Let $A:=\{-k,\ldots,-2,-1,0,1,2,\ldots,k\}$, $k<\infty$, $k\in \mathbb{N}$.

Let $f:\mathbb{R}\rightarrow\mathbb{R}$ be such that $f(-x)=-f(x)$ for all $x\in A$ and $f(x+y)=f(x)+f(y)$ for all $x,y\in A$ such that $x+y\in A$.

Does it follow that there is $\alpha\neq 0$ such that $f(x)=\alpha x$ for all $x\in A$?

Answer 1

Sort of, and $\alpha=f(1)$ (whic may however be $0$).

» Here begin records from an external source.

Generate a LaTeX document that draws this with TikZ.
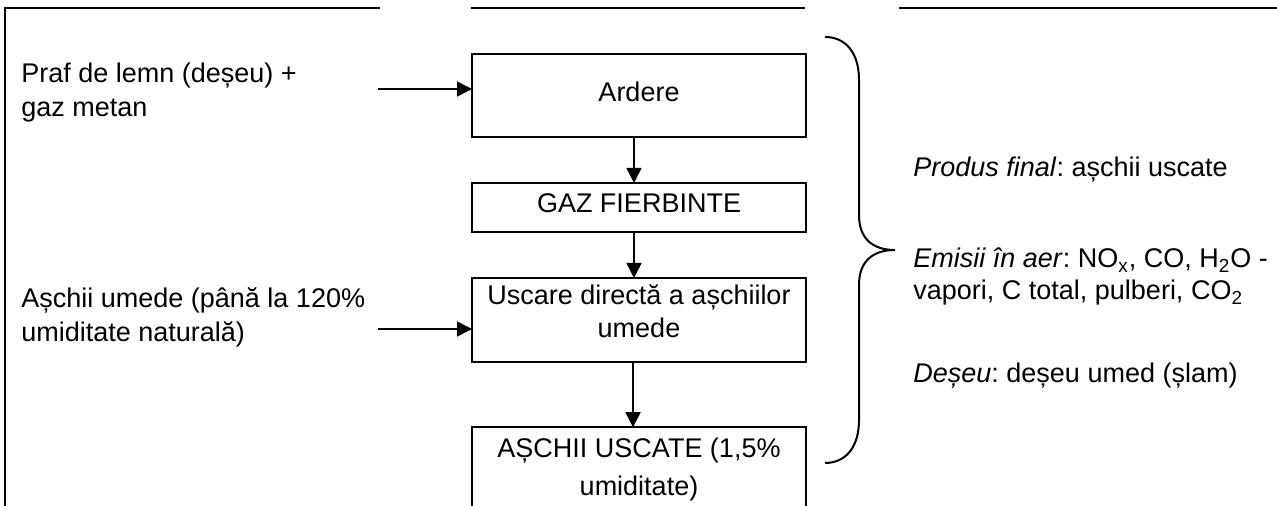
\documentclass[tikz,border=0pt]{standalone}
\usepackage{fontspec}
\setmainfont{Liberation Sans}
\frenchspacing
\usetikzlibrary{positioning, arrows.meta}
\tikzset{
	node distance=23pt,
	>={Triangle[length=7.5pt, width=7.5pt]},
	stepbox/.style={draw, line width=1pt, outer sep=0pt, minimum width=167pt, align=center},
	flow/.style={->, line width=0.75pt},
	note/.style={align=left, inner sep=0pt},
	border/.style={line width=1.3pt}}

\begin{document}
\begin{tikzpicture}[x=0.5pt, y=-0.5pt, font=\fontsize{13.5pt}{16.5pt}\selectfont]

	\useasboundingbox (0,0) rectangle (1277,506);
	\clip (0,0) rectangle (1277,506);

	% table rules
	\draw[border] (5,520) -- (5,8) -- (380,8);
	\draw[border] (471,8) -- (805,8);
	\draw[border] (899,8) -- (1280,8);

	% process steps
	\node[stepbox, minimum height=41.5pt, text depth=3.5pt] (ardere) at (639,95.5) {Ardere};
	\node[stepbox, minimum height=24.5pt, text depth=4pt, below=of ardere] (gaz) {GAZ FIERBINTE};
	\node[stepbox, minimum height=42pt, text depth=9pt, below=of gaz] (uscare) {Uscare directă a așchiilor\\umede};
	\node[stepbox, minimum height=42pt, below=32.5pt of uscare,
		font=\fontsize{13.5pt}{19pt}\selectfont] (uscat) {AȘCHII USCATE (1,5\%\\umiditate)};

	% inputs
	\node[note, anchor=base west, font=\fontsize{13.5pt}{17pt}\selectfont] (praf) at (21,117) {Praf de lemn (deșeu) +\\gaz metan};
	\node[note, anchor=base west, font=\fontsize{13.5pt}{17pt}\selectfont] (umede) at (21,342) {Așchii umede (până la 120\%\\umiditate naturală)};
	\coordinate (in1) at (378,89);
	\coordinate (in2) at (378,329);

	\draw[flow] (in1) -- (in1 -| ardere.west);
	\draw[flow] (in2) -- (in2 -| uscare.west);
	\draw[flow] ([xshift=-2.5pt]ardere.south) -- ([xshift=-2.5pt]gaz.north);
	\draw[flow] ([xshift=-2.5pt]gaz.south) -- ([xshift=-2.5pt]uscare.north);
	\draw[flow] ([xshift=-3pt]uscare.south) -- ([xshift=-3pt]uscat.north);

	% outputs
	\draw[line width=1pt] (825,37) .. controls (845,37) and (859,52) .. (859,80) -- (859,215)
		.. controls (859,238) and (872,250) .. (895,250)
		.. controls (872,250) and (859,262) .. (859,285) -- (859,420)
		.. controls (859,448) and (845,463) .. (825,463);
	\node[note, anchor=base west] (produs) at (913,177) {\textit{Produs final}: așchii uscate};
	\node[note, anchor=base west, font=\fontsize{13.5pt}{16pt}\selectfont] (emisii) at (913,300) {\textit{Emisii în aer}: NO\textsubscript{x}, CO, H\textsubscript{2}O -\\vapori, C total, pulberi, CO\textsubscript{2}};
	\node[note, anchor=base west] (deseu) at (913,383) {\textit{Deșeu}: deșeu umed (șlam)};

\end{tikzpicture}
\end{document}
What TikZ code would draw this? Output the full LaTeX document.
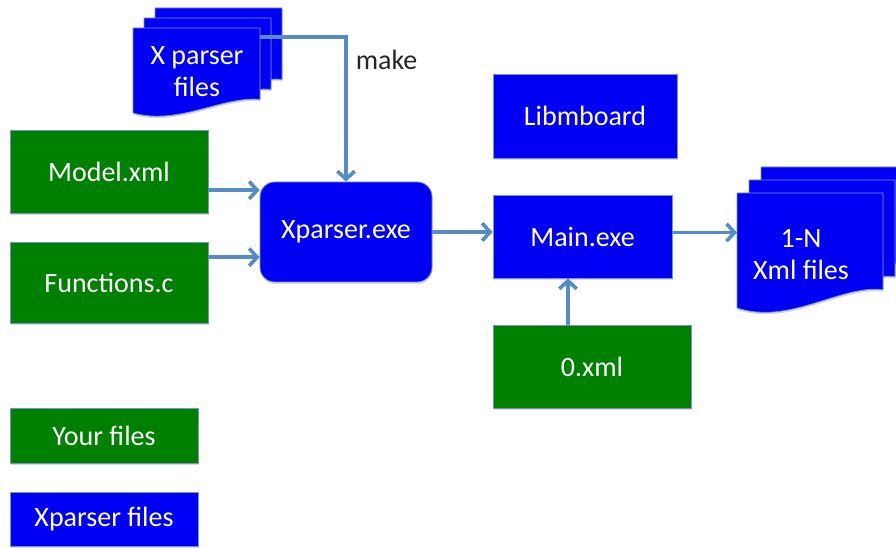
\documentclass[tikz,border=0pt]{standalone}
\usepackage{fontspec}
\setmainfont{Carlito}
\usepackage{xcolor}
\usetikzlibrary{arrows.meta,shadows}

\definecolor{ownfill}{RGB}{0,128,0}
\definecolor{xpfill}{RGB}{0,0,245}
\definecolor{edgeblue}{RGB}{120,150,195}
\definecolor{flowblue}{RGB}{85,140,198}

\tikzset{
	boxshadow/.style={drop shadow={shadow xshift=0.4pt, shadow yshift=-1.5pt, opacity=0.3, fill=gray}},
	filebox/.style={draw=edgeblue, line width=0.6pt, inner sep=0pt, text=white, align=center,
		font=\fontsize{21}{24}\selectfont, boxshadow},
	yourfile/.style={filebox, fill=ownfill},
	xpfile/.style={filebox, fill=xpfill},
	page/.style={fill=xpfill, draw=edgeblue, line width=0.6pt, boxshadow},
	pagetext/.style={text=white, align=center, font=\fontsize{21}{24}\selectfont},
	flow/.style={draw=flowblue, line width=2.7pt, -{Straight Barb[length=6pt,width=13pt]}}
}

% one sheet of a file stack: left, top, right, bottom
\newcommand{\filepage}[4]{%
	\filldraw[page] (#1,#2) -- (#3,#2) -- (#3,{#4-0.16*(#4-#2)})
		.. controls ({#3-0.3*(#3-#1)},{#4-0.2*(#4-#2)}) and ({#1+0.36*(#3-#1)},{#4+0.15*(#4-#2)}) .. (#1,#4) -- cycle;}

\begin{document}
\begin{tikzpicture}[x=0.75pt,y=-0.75pt]

	\useasboundingbox (0,0) rectangle (896,548);
	\clip (0,0) rectangle (896,548);

	% x parser sources
	\filepage{155}{8}{282}{93}
	\filepage{144}{18}{271}{103}
	\filepage{133}{28}{260}{113}
	\node[pagetext] (xpsrc) at (197,72) {X parser\\files};

	% output files
	\filepage{761}{167}{907}{282}
	\filepage{749}{180}{895}{295}
	\filepage{737}{193}{883}{308}
	\node[pagetext] (xmlout) at (801,255) {1-N\\Xml files};

	\node[yourfile, minimum width=148.5pt, minimum height=62.25pt] (model) at (109,171.5) {Model.xml};
	\node[yourfile, minimum width=148.5pt, minimum height=60.75pt] (funcs) at (109,282.5) {Functions.c};
	\node[xpfile, rounded corners=11pt, minimum width=129pt, minimum height=75pt] (xpexe) at (346,232) {Xparser.exe};
	\node[xpfile, minimum width=138pt, minimum height=63pt] (libmb) at (585,116) {Libmboard};
	\node[xpfile, minimum width=134.25pt, minimum height=62.25pt] (mainexe) at (582.5,236.5) {Main.exe};
	\node[yourfile, minimum width=148.5pt, minimum height=62.25pt] (zeroxml) at (592,366.5) {0.xml};

	% legend
	\node[yourfile, minimum width=141pt, minimum height=41.25pt] (keyown) at (104,435.5) {Your files};
	\node[xpfile, minimum width=141pt, minimum height=40.5pt] (keyxp) at (104,519) {Xparser files};

	\coordinate (srcout) at (260,37);
	\coordinate (docin) at (737,232);
	\coordinate (m1) at ([yshift=-14pt]model.east);
	\coordinate (f1) at ([yshift=19pt]funcs.east);
	\coordinate (o1) at ([yshift=3pt]mainexe.east);
	\coordinate (z1) at ([xshift=-18pt]zeroxml.north);

	\draw[flow] (srcout) -| (xpexe.north)
		node[pos=0.58, right, inner sep=6pt, text=black!85, font=\fontsize{21}{24}\selectfont] (makelbl) {make};
	\draw[flow] (m1) -- (m1 -| xpexe.west);
	\draw[flow] (f1) -- (f1 -| xpexe.west);
	\draw[flow] (xpexe.east) -- (xpexe.east -| mainexe.west);
	\draw[flow] (o1) -- (o1 -| docin);
	\draw[flow] (z1) -- (z1 |- mainexe.south);

\end{tikzpicture}
\end{document}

From $f(-0)=-f(0)$ we find $f(0)=0$. Assume for some $m$, $0\le m<k$ we have shown that $f(x)=xf(1)$ for all $x\in A$ with $|x|\le m$. (And as just seen, this does hold true for $m=0$). Then $f(m+1)=f(m)+f(1)=mf(1)+f(1)=(m+1)f(1)$ and $f(-m-1)=-f(m+1)=(-m-1)f(1)$ and so we also have $f(x)=xf(1)$ for all $x\in A$ with $|x|\le m+1$. By induction, $f(x)=xf(1)$ for all $x\in A$ with $|x|\le k$, i.e., for all $x\in A$.

Answer 2

$f$ identically zero satisfies your request. If you suppose f is not identically zero you can observe that $f(0)=0$ and $f(n)=nf(1)$ for all $n\in A$. So your constant $\alpha$ is $f(1)$ that can even be zero if you don't require an extra condition on it.